Já na educação escolar para indígenas, os costumes da cultura ou da etnia são preservados e ensinados por professores também indígenas. “A partir da Constituição de 1988, a educação indígena rompeu com a idéia de integração do índio à sociedade branca”, disse a pesquisadora.

Este modelo de educação recebe um tratamento especial por parte do Ministério da Educação (MEC). As escolas, os programas para formação de professor e a publicação de materiais didáticos diferenciados são financiados pelo Governo Federal, porém a aldeia detém a autonomia para criar seu próprio currículo escolar, adaptado às suas necessidades locais. Andrea contou que a educação escolar indígena está baseada na interculturalidade, no multilinguismo e na etnicidade. Deste modo, o ensino se dá através da língua materna indígena e não apenas do português. “A educação escolar indígena deve dar acesso aos conhecimentos universais a partir da valorização das línguas maternas e da tradição de cada povo, contribuindo para a reafirmação de suas identidades” disse Andrea.

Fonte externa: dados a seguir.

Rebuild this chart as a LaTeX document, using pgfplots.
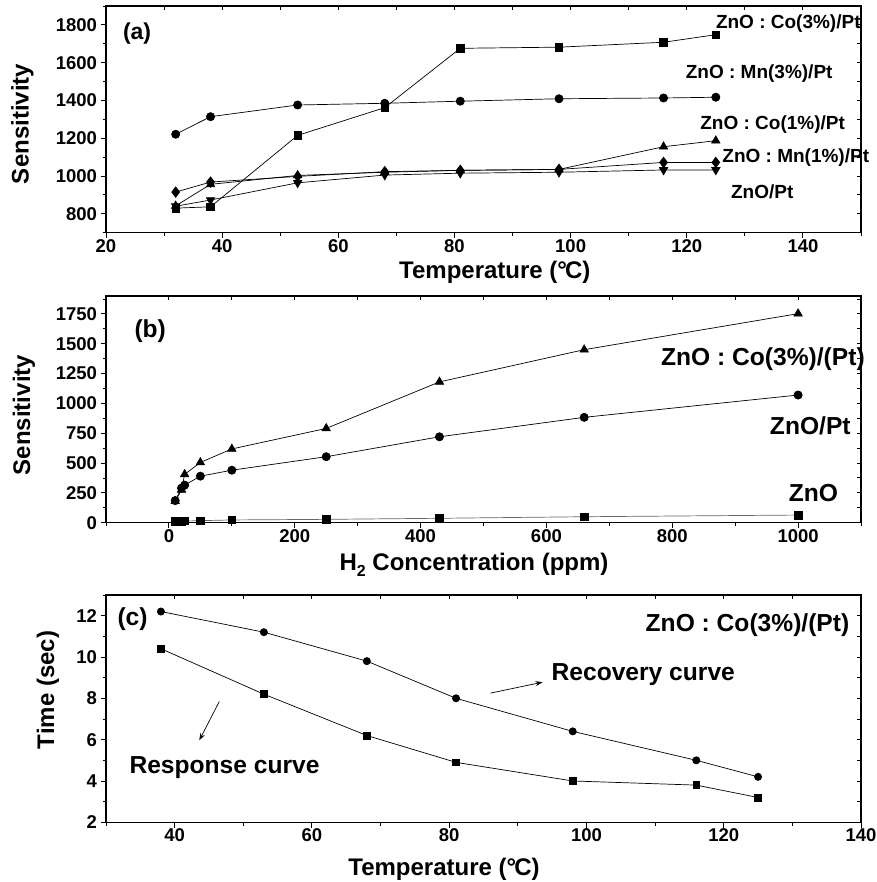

Segundo dados do Censo Escolar do MEC de 2006, existem em funcionamento no Brasil 2.422 escolas em terras indígenas atendendo a cerca de 170 mil estudantes. Nestas escolas trabalham aproximadamente 10,2 mil professores, dos quais 90% são indígenas. A maioria dessas unidades é de responsabilidade das secretarias de Educação, mas existem outras mantidas por ONGs e projetos especiais, como os da Eletronorte, ou por entidades religiosas. “A educação escolar indígena ganhou espaço e reconhecimento após muito suor e luta. Hoje não representa um instrumento de aculturação, mas de conquista e, acima de tudo, de resistência”, disse a pesquisadora.

Brandão apontou que apenas recentemente, em março deste ano, tornou-se obrigatório o ensino história e cultura indígena nas escolas de ensino fundamental e médio, através da lei nº 11.645. Se o ensino sobre a cultura indígena segue neste caminhar, a educação para indígenas está ainda mais problemática. Segundo o professor, para se pensar em educação para todos e, por extensão, para indígenas, primeiro é necessário discutir ações reparadoras, como as cotas. Porém, Brandão acredita que essas ações afirmativas possuem um cunho ideológico que acaba subestimando o próprio estudante beneficiado pela política de cotas. “Temos que educá-los e não ensinar uma cultura, de tal forma que eles possam exercer seus direitos enquanto cidadãos”, disse o professor sobre as minorias indígenas.

—Para que haja uma educação escolar para indígenas de qualidade é necessária a formação continuada para professores indígenas e um currículo que contemple cada comunidade, respeitando seu contexto e suas singularidades— concluiu o professor.